Given task: Extract the lines of the material below, beginning with the first and ending with the line that holds "const dcapStartV = [6, 2.5, -5.3, -2.8, 4.3, 12];". Skip every picture.

[start of Material]

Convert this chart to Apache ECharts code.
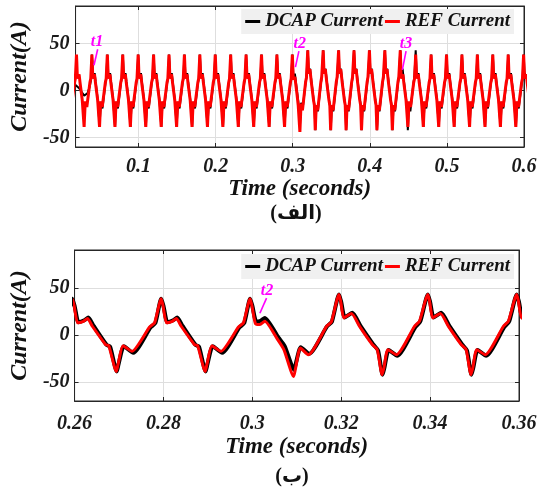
<!DOCTYPE html>
<html>
<head>
<meta charset="utf-8">
<script src="https://cdn.jsdelivr.net/npm/echarts@6/dist/echarts.min.js"></script>
<style>
  html, body { margin: 0; background: #fff; }
  #chart { width: 540px; height: 490px; }
</style>
</head>
<body>
<div id="chart"></div>
<script>
// one 20 ms cycle of the current (b): ms after the peak, amps
// A = before t2, B = after t2, T = the cycle right after t2, C = B peak then A body
const msA   = [0, 0.4, 1.2, 2.5, 3.4, 4.5, 7.5, 8.2, 9.9, 10.3, 11.4, 13.4, 17.4, 18.5];
const refA  = [38.3, 31, 12.8, 14.5, 17.3, 9.2, -10.3, -11.4, -38.7, -31, -11.4, -17.4, 8.5, 12.8];
const msAd  = [0, 0.5, 1.4, 2.7, 3.6, 4.8, 7.7, 8.5, 10.0, 10.4, 11.6, 13.7, 17.6, 18.7];
const dcapA = [38.3, 31, 13.5, 15.5, 18.5, 9.5, -10.5, -12.5, -38.7, -31, -12, -19, 8, 12.8];

const msB   = [0, 0.4, 1.1, 2.8, 4.7, 7.5, 8.6, 9.7, 10.1, 11.0, 12.9, 17.0, 18.1];
const refB  = [42.9, 35, 18, 22.7, 8.5, -10.3, -15.6, -42.2, -35, -15.6, -21, 9.2, 14.5];
const msBd  = [0, 0.5, 1.3, 3.0, 4.9, 7.7, 8.8, 9.8, 10.2, 11.2, 13.1, 17.2, 18.3];
const dcapB = [42.9, 35, 18.5, 23.5, 9, -10, -16.5, -42.2, -35, -16, -22, 8.5, 14.5];

const msT   = [0, 0.4, 1.2, 2.2, 3.3, 6.2, 7.6, 9.8, 10.2, 11.3, 13.1, 17.2, 18.3];
const refT  = [38.3, 31, 12, 11, 14.5, -5, -15.6, -44, -36, -13.8, -21, 9, 14];
const msTd  = [0, 0.5, 1.4, 2.4, 3.3, 6.4, 7.8, 9.9, 10.3, 11.4, 13.3, 17.3, 18.4];
const dcapT = [38.3, 31, 14, 15, 18, -3, -12, -37, -30, -13, -20, 9, 14];

const refC  = [42.9, 33, 12.8, 14.5, 17.3, 9.2, -10.3, -11.4, -38.7, -31, -11.4, -17.4, 8.5, 12.8];
const dcapC = [42.9, 33, 13.5, 15.5, 18.5, 9.5, -10.5, -12.5, -38.7, -31, -12, -19, 8, 12.8];

// DCAP start-up transient in plot (a)
const dcapStartT = [0.0183, 0.0229, 0.0295, 0.0337, 0.0367, 0.0385];
const dcapStartV = [6, 2.5, -5.3, -2.8, 4.3, 12];

// peak times of each cycle and which cycle shape follows
const topPeaks = [-0.0005, 0.0195, 0.0395, 0.0595, 0.0795, 0.0995, 0.1195, 0.1395,
  0.1595, 0.1795, 0.1995, 0.2195, 0.2395, 0.2595, 0.2795, 0.2995, 0.3195, 0.3395,
  0.3595, 0.3795, 0.3995, 0.4195, 0.4395, 0.4595, 0.4795, 0.4995, 0.5195, 0.5395,
  0.5595, 0.5795, 0.5995, 0.6195];
const topRefShape  = 'AAAAAAAAAAAAAAATBBBBBBCAAAAAAAAA';
const topDcapShape = '--AAAAAAAAAAAAATBBBBBBBCAAAAAAAA';

const botPeaks = [0.2395, 0.2595, 0.2795, 0.2995, 0.3195, 0.3395, 0.3595, 0.3795];
const botRefShape  = 'AAATBBBB';
const botDcapShape = 'AAATBBBB';

const topTicks = [0.1, 0.2, 0.3, 0.4, 0.5, 0.6];
const botTicks = [0.26, 0.28, 0.30, 0.32, 0.34, 0.36];
const yTicks = [-50, 0, 50];

// arrows: label position, arrow start, arrow end (data units)
const topNotes = ['t1', 't2', 't3'];
const topNoteAt   = [[0.046, 52], [0.309, 50], [0.447, 50]];
const topNoteFrom = [[0.047, 44], [0.308, 42], [0.447, 42]];
const topNoteTo   = [[0.0422, 27], [0.3035, 25], [0.4422, 22]];
const botNotes = ['t2'];
const botNoteAt   = [[0.3033, 47]];
const botNoteFrom = [[0.3032, 39]];
const botNoteTo   = [[0.3017, 23]];

const refTable  = { A: [msA, refA], B: [msB, refB], T: [msT, refT], C: [msA, refC] };
const dcapTable = { A: [msAd, dcapA], B: [msBd, dcapB], T: [msTd, dcapT], C: [msAd, dcapC] };

function build(peaks, shapes, table, head) {
  const out = head || [];
  peaks.forEach(function (p, i) {
    const s = table[shapes[i]];
    if (!s) return;
    s[0].forEach(function (m, j) {
      out.push([+(p + m / 1000).toFixed(5), s[1][j]]);
    });
  });
  return out;
}

const serif = "'Liberation Serif', 'Times New Roman', serif";
const ink = '#262626';

function fmt(v) { return String(Math.round(v * 100) / 100); }

function xAxis(grid, min, max, ticks, position, labels, margin, gap) {
  return {
    type: 'value', gridIndex: grid, min: min, max: max, position: position,
    name: labels ? 'Time (seconds)' : '', nameLocation: 'middle', nameGap: gap,
    nameTextStyle: { fontFamily: serif, fontStyle: 'italic', fontWeight: 'bold', fontSize: 23, color: '#111' },
    axisLine: { show: true, onZero: false, lineStyle: { color: ink, width: 1 } },
    axisTick: { show: true, inside: true, length: 4, customValues: ticks, lineStyle: { color: ink } },
    axisLabel: {
      show: labels, customValues: ticks, formatter: fmt, margin: margin,
      fontFamily: serif, fontStyle: 'italic', fontWeight: 'bold', fontSize: 20, color: '#1a1a1a'
    },
    splitLine: { show: labels, lineStyle: { color: '#dedede', width: 1 } }
  };
}

function yAxis(grid, min, max, position, labels, margin) {
  return {
    type: 'value', gridIndex: grid, min: min, max: max, position: position,
    name: labels ? 'Current(A)' : '', nameLocation: 'middle', nameGap: 35,
    nameTextStyle: { fontFamily: serif, fontStyle: 'italic', fontWeight: 'bold', fontSize: 24, color: '#111' },
    axisLine: { show: true, onZero: false, lineStyle: { color: ink, width: 1 } },
    axisTick: { show: true, inside: true, length: 4, customValues: yTicks, lineStyle: { color: ink } },
    axisLabel: {
      show: labels, customValues: yTicks, margin: margin,
      fontFamily: serif, fontStyle: 'italic', fontWeight: 'bold', fontSize: 20, color: '#1a1a1a'
    },
    splitLine: { show: labels, lineStyle: { color: '#dedede', width: 1 } }
  };
}

function notes(names, at, from, to) {
  return {
    markLine: {
      silent: true, symbol: ['none', 'arrow'], symbolSize: [0, 10],
      lineStyle: { color: '#ff00ff', width: 1.6, type: 'solid' },
      label: { show: false },
      data: names.map(function (n, i) { return [{ coord: from[i] }, { coord: to[i] }]; })
    },
    markPoint: {
      silent: true, symbol: 'circle', symbolSize: 1,
      itemStyle: { color: 'rgba(0,0,0,0)' },
      label: {
        show: true, position: 'inside', formatter: '{b}', color: '#ff00ff',
        fontFamily: serif, fontStyle: 'italic', fontWeight: 'bold', fontSize: 16
      },
      data: names.map(function (n, i) { return { name: n, coord: at[i] }; })
    }
  };
}

function line(name, color, width, xi, yi, data, extra) {
  return Object.assign({
    name: name, type: 'line', xAxisIndex: xi, yAxisIndex: yi, data: data,
    showSymbol: false, symbol: 'none', clip: true,
    lineStyle: { color: color, width: width }, itemStyle: { color: color }
  }, extra || {});
}

function legend(top) {
  return {
    top: top, right: 26, orient: 'horizontal',
    data: ['DCAP Current', 'REF Current'],
    icon: 'rect', itemWidth: 15, itemHeight: 3, itemGap: 2,
    backgroundColor: '#f0f0f0', padding: [3, 4],
    textStyle: { fontFamily: serif, fontStyle: 'italic', fontWeight: 'bold', fontSize: 19, color: '#111' }
  };
}

const chart = echarts.init(document.getElementById('chart'), null, { renderer: 'canvas' });

const topDcap = build(topPeaks, topDcapShape, dcapTable,
  dcapStartT.map(function (t, i) { return [t, dcapStartV[i]]; }));
const topRef = build(topPeaks, topRefShape, refTable);
const botDcap = build(botPeaks, botDcapShape, dcapTable);
const botRef = build(botPeaks, botRefShape, refTable);

chart.setOption({
  animation: false,
  backgroundColor: '#fff',
  grid: [
    { left: 69, top: 6, width: 455, height: 141, show: true, borderColor: ink, borderWidth: 1, backgroundColor: '#fff' },
    { left: 65, top: 250, width: 454, height: 151, show: true, borderColor: ink, borderWidth: 1, backgroundColor: '#fff' }
  ],
  legend: [legend(9), legend(254)],
  xAxis: [
    xAxis(0, 0.0183, 0.6, topTicks, 'bottom', true, 10, 26),
    xAxis(1, 0.26, 0.36, botTicks, 'bottom', true, 13, 35),
    xAxis(0, 0.0183, 0.6, topTicks, 'top', false, 8, 0),
    xAxis(1, 0.26, 0.36, botTicks, 'top', false, 8, 0)
  ],
  yAxis: [
    yAxis(0, -60, 90, 'left', true, 6),
    yAxis(1, -70, 90, 'left', true, 5),
    yAxis(0, -60, 90, 'right', false, 6),
    yAxis(1, -70, 90, 'right', false, 5)
  ],
  series: [
    line('DCAP Current', '#000000', 2, 0, 0, topDcap),
    line('REF Current', '#ff0000', 3, 0, 0, topRef, notes(topNotes, topNoteAt, topNoteFrom, topNoteTo)),
    line('DCAP Current', '#000000', 4, 1, 1, botDcap, { smooth: 0.2 }),
    line('REF Current', '#ff0000', 3, 1, 1, botRef,
      Object.assign({ smooth: 0.2 }, notes(botNotes, botNoteAt, botNoteFrom, botNoteTo)))
  ],
  graphic: [
    { type: 'text', x: 296, y: 214, style: { text: '(الف)', align: 'center', verticalAlign: 'middle',
      font: "bold 20px 'Liberation Serif', 'DejaVu Sans', serif", fill: '#111' } },
    { type: 'text', x: 292, y: 477, style: { text: '(ب)', align: 'center', verticalAlign: 'middle',
      font: "bold 20px 'Liberation Serif', 'DejaVu Sans', serif", fill: '#111' } }
  ]
});
</script>
</body>
</html>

[end of Material]

Task response:
Convert this chart to Apache ECharts code.
<!DOCTYPE html>
<html>
<head>
<meta charset="utf-8">
<script src="https://cdn.jsdelivr.net/npm/echarts@6/dist/echarts.min.js"></script>
<style>
  html, body { margin: 0; background: #fff; }
  #chart { width: 540px; height: 490px; }
</style>
</head>
<body>
<div id="chart"></div>
<script>
// one 20 ms cycle of the current (b): ms after the peak, amps
// A = before t2, B = after t2, T = the cycle right after t2, C = B peak then A body
const msA   = [0, 0.4, 1.2, 2.5, 3.4, 4.5, 7.5, 8.2, 9.9, 10.3, 11.4, 13.4, 17.4, 18.5];
const refA  = [38.3, 31, 12.8, 14.5, 17.3, 9.2, -10.3, -11.4, -38.7, -31, -11.4, -17.4, 8.5, 12.8];
const msAd  = [0, 0.5, 1.4, 2.7, 3.6, 4.8, 7.7, 8.5, 10.0, 10.4, 11.6, 13.7, 17.6, 18.7];
const dcapA = [38.3, 31, 13.5, 15.5, 18.5, 9.5, -10.5, -12.5, -38.7, -31, -12, -19, 8, 12.8];

const msB   = [0, 0.4, 1.1, 2.8, 4.7, 7.5, 8.6, 9.7, 10.1, 11.0, 12.9, 17.0, 18.1];
const refB  = [42.9, 35, 18, 22.7, 8.5, -10.3, -15.6, -42.2, -35, -15.6, -21, 9.2, 14.5];
const msBd  = [0, 0.5, 1.3, 3.0, 4.9, 7.7, 8.8, 9.8, 10.2, 11.2, 13.1, 17.2, 18.3];
const dcapB = [42.9, 35, 18.5, 23.5, 9, -10, -16.5, -42.2, -35, -16, -22, 8.5, 14.5];

const msT   = [0, 0.4, 1.2, 2.2, 3.3, 6.2, 7.6, 9.8, 10.2, 11.3, 13.1, 17.2, 18.3];
const refT  = [38.3, 31, 12, 11, 14.5, -5, -15.6, -44, -36, -13.8, -21, 9, 14];
const msTd  = [0, 0.5, 1.4, 2.4, 3.3, 6.4, 7.8, 9.9, 10.3, 11.4, 13.3, 17.3, 18.4];
const dcapT = [38.3, 31, 14, 15, 18, -3, -12, -37, -30, -13, -20, 9, 14];

const refC  = [42.9, 33, 12.8, 14.5, 17.3, 9.2, -10.3, -11.4, -38.7, -31, -11.4, -17.4, 8.5, 12.8];
const dcapC = [42.9, 33, 13.5, 15.5, 18.5, 9.5, -10.5, -12.5, -38.7, -31, -12, -19, 8, 12.8];

// DCAP start-up transient in plot (a)
const dcapStartT = [0.0183, 0.0229, 0.0295, 0.0337, 0.0367, 0.0385];
const dcapStartV = [6, 2.5, -5.3, -2.8, 4.3, 12];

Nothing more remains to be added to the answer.